September 8, 1929 –Gompers Park at the corner of Foster and Pulaski Avenues, a 39-acre expanse of green space that is divided by the Chicago River, is dedicated.  Originally a part of the Park District of Albany Park, one of 22 independent park districts, that were brought into the Chicago Park District in 1934, the park’s plan was the work of landscape architect Henry J. Stockman. Clarence Hatzfield, a Chicago architect and member of the Albany Park board, designed the park’s fieldhouse.  The park was originally named after Samuel Matson, who had been the Superintendent of Albany Park’s Park District.  According to the Chicago Park District’s website, “Albany Park District President Henry A. Schwartz, an official of the shoemakers’ union, soon convinced the park board that it was inappropriate to name the park for a living.” Therefore, on this day in 1929 the district renamed the park in honor of Samuel Gompers, who had served as the president of the American Federation of Labor from 1886 until his death in 1924.  A major donation from the Edward M. Marx Foundation led to the dedication of a life-sized statue of the labor leader on Labor Day of 2007.

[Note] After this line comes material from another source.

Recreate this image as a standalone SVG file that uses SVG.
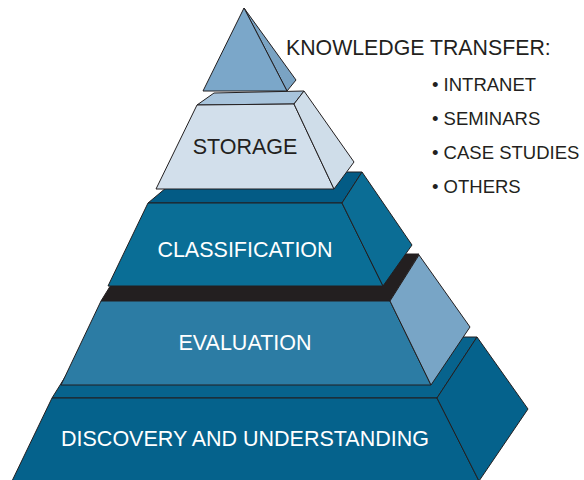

September 8, 1973 – Led by the Reverend Jesse Jackson, more than 8,000 people march through the Loop from a starting point at State Street and Wacker Drive, headed for a rally in Grant Park.  A spokesman for the Coalition for Jobs and Economic Justice, the sponsor of the march, says, “We are facing a crisis of everyday living.  It is the story of the jobless at the employment gate. It’s 40 million school children facing the loss of milk.  It’s the crisis of the welfare mother trying to fend off malnutrition at supermarket prices, the closed down factory, the bus line that died.”  [Chicago Tribune, September 9, 1973] Jack Edward, the Vice-President of the United Auto Workers says at the Grant Park rally, “In 1963 we had a friendly wind at our backs—John F. Kennedy. Now we have adversity at our faces—Richard M. Nixon, whose interest in economic and social justice was clearly demonstrated by his veto this week of a bill that would have raised the minimum wage in steps to $2.20 an hour and extended the protection of the Fair Labor Standards Act to about 7 million workers.”  Organizers had predicted a turn-out of 50,000 protestors, an estimate that was clearly optimistic.  As the above photo shows Reverend Jackson is still at it in 1975 as he leads a rally in favor of the Humphrey-Hawkins act that advocated using government-paid positions to combat the ravages of inflation and unemployment.

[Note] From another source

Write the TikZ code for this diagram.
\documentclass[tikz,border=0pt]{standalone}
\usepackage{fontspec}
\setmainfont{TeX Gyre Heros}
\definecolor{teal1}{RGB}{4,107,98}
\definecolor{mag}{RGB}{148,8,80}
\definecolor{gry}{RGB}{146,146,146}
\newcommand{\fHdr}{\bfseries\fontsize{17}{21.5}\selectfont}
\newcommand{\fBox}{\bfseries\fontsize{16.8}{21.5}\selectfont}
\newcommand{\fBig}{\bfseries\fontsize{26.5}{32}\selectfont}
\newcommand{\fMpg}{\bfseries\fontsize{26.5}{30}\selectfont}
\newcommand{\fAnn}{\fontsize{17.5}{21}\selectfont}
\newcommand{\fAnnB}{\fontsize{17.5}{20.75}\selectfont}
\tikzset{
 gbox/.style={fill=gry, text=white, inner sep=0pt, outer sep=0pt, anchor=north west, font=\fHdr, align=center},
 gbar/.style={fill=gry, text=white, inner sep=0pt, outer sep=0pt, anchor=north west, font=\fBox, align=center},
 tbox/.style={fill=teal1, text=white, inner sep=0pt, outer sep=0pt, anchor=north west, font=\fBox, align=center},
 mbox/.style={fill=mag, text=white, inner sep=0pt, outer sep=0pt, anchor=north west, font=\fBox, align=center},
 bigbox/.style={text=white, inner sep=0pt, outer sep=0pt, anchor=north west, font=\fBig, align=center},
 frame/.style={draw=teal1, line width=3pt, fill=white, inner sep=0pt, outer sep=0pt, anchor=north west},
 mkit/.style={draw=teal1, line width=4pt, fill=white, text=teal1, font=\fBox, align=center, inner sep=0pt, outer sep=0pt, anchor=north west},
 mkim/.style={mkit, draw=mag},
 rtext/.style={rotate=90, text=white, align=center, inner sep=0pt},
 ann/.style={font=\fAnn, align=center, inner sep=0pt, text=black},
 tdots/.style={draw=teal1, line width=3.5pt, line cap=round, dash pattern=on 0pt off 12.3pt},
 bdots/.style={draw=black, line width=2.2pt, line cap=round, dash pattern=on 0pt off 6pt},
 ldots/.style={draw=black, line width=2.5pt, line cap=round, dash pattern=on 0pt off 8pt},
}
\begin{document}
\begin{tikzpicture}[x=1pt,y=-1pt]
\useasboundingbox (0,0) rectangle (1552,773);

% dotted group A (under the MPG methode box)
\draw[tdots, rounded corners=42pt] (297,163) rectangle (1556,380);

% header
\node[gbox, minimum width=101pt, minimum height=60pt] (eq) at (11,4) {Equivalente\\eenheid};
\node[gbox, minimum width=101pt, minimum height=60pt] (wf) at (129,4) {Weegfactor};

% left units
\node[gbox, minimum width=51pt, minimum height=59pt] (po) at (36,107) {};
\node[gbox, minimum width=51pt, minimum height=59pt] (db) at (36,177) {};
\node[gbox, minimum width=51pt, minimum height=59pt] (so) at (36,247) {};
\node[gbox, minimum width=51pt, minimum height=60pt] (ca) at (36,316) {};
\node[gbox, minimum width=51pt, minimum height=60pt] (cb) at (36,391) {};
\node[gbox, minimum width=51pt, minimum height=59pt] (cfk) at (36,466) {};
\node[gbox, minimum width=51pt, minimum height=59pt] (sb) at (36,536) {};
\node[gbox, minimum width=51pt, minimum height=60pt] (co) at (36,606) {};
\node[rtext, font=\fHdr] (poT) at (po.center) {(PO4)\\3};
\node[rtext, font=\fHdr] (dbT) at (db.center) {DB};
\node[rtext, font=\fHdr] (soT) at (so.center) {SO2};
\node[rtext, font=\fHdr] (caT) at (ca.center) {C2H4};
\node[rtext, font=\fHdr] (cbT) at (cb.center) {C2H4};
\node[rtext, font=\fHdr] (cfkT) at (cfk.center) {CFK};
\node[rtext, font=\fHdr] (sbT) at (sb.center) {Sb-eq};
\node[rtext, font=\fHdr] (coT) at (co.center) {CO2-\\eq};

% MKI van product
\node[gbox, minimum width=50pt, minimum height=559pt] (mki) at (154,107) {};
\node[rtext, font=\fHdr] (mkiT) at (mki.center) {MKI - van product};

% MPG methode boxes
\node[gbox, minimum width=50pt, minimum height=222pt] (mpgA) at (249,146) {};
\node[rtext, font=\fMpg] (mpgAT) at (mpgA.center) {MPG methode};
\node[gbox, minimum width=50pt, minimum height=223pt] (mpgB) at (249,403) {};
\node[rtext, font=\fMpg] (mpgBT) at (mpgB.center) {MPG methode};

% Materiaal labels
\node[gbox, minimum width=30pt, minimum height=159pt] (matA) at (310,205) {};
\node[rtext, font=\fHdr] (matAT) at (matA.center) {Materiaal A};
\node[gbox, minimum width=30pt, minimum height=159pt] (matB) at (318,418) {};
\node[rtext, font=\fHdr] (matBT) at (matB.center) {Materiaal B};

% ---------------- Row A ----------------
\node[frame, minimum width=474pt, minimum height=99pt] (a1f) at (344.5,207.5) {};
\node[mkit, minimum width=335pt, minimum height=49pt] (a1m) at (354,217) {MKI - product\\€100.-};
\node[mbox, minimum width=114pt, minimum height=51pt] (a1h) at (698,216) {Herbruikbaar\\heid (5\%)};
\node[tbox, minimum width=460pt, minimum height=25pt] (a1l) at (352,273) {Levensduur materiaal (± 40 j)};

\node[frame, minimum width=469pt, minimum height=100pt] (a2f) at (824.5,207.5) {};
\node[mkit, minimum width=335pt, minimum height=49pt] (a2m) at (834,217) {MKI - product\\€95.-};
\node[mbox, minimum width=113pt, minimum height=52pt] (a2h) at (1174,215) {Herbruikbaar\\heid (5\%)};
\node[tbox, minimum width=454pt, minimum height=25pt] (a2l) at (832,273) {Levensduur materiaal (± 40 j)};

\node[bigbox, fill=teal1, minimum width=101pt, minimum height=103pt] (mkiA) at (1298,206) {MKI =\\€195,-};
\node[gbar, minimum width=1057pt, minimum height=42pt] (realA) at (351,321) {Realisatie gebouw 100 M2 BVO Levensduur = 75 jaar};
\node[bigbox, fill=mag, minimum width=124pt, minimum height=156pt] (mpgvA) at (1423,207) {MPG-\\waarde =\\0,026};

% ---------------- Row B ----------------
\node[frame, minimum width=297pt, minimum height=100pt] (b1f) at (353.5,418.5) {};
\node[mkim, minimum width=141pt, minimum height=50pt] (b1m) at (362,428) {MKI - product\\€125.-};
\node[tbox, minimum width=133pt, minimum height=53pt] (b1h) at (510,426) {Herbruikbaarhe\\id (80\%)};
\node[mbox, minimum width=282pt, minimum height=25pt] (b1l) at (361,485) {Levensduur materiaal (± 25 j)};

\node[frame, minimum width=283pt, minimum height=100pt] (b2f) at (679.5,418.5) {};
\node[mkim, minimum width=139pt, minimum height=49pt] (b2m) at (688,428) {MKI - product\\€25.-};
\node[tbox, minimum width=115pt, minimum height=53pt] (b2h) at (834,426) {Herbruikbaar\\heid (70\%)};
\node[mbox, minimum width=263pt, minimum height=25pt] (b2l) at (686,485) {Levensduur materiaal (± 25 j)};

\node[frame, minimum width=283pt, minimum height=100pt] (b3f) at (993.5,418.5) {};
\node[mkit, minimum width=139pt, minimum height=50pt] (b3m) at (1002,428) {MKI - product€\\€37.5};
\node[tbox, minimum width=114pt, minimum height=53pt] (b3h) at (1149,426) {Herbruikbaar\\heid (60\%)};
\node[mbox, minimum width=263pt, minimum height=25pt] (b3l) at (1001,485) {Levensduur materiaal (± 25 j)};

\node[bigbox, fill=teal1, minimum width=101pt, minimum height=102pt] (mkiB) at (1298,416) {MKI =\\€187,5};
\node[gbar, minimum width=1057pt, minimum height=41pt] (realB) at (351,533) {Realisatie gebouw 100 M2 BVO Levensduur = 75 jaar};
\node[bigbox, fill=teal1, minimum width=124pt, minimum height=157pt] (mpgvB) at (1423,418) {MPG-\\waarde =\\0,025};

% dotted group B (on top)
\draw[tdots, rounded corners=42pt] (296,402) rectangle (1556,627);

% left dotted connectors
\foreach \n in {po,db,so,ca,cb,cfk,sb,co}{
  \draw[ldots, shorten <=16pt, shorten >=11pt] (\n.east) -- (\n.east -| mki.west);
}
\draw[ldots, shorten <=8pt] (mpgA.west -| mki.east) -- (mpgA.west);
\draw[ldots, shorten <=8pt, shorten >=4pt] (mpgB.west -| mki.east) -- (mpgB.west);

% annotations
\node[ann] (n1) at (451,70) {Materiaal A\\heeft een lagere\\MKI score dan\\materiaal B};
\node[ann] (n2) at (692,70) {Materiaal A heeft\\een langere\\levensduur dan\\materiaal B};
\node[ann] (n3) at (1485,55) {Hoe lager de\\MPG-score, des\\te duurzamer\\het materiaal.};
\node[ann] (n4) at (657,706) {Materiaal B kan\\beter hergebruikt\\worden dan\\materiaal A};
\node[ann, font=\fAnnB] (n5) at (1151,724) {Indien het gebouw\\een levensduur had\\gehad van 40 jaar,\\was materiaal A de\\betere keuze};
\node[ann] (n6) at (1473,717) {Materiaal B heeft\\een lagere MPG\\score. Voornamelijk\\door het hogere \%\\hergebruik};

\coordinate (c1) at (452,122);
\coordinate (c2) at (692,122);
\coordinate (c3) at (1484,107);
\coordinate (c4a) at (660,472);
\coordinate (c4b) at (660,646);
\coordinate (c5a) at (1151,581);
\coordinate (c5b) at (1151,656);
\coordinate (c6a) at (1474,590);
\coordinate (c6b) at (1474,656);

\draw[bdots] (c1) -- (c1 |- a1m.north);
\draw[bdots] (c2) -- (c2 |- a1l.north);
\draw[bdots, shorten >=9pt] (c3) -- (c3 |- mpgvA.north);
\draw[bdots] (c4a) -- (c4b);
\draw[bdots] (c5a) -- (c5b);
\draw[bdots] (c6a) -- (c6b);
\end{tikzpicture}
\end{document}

September 8, 1860 – The schooner Augusta sails into Chicago, reporting that sometime during the night she had collided with the Lady Elgin on the lake.  The Lady Elgin, with somewhere between 400 and 700 passengers aboard, most of them members of Milwaukee’s Irish Union Guard, is holed below the waterline when the Augusta strikes her amidships in the midst of a lake squall, and within 20 minutes she sinks.  No one will ever know how many drown in the lake off Winnetka or die on the rocks just off shore.  Bodies continue to wash ashore well into December, some of them almost 80 miles from the wreck. Many of those aboard the Lady Elgin are never found.  Those who could be identified are returned to Milwaukee for burial, but a number of the unfortunate souls onboard the ship are buried in a mass grave In Highwood, not far from the Port Clinton lighthouse, a place that has since been lost to time.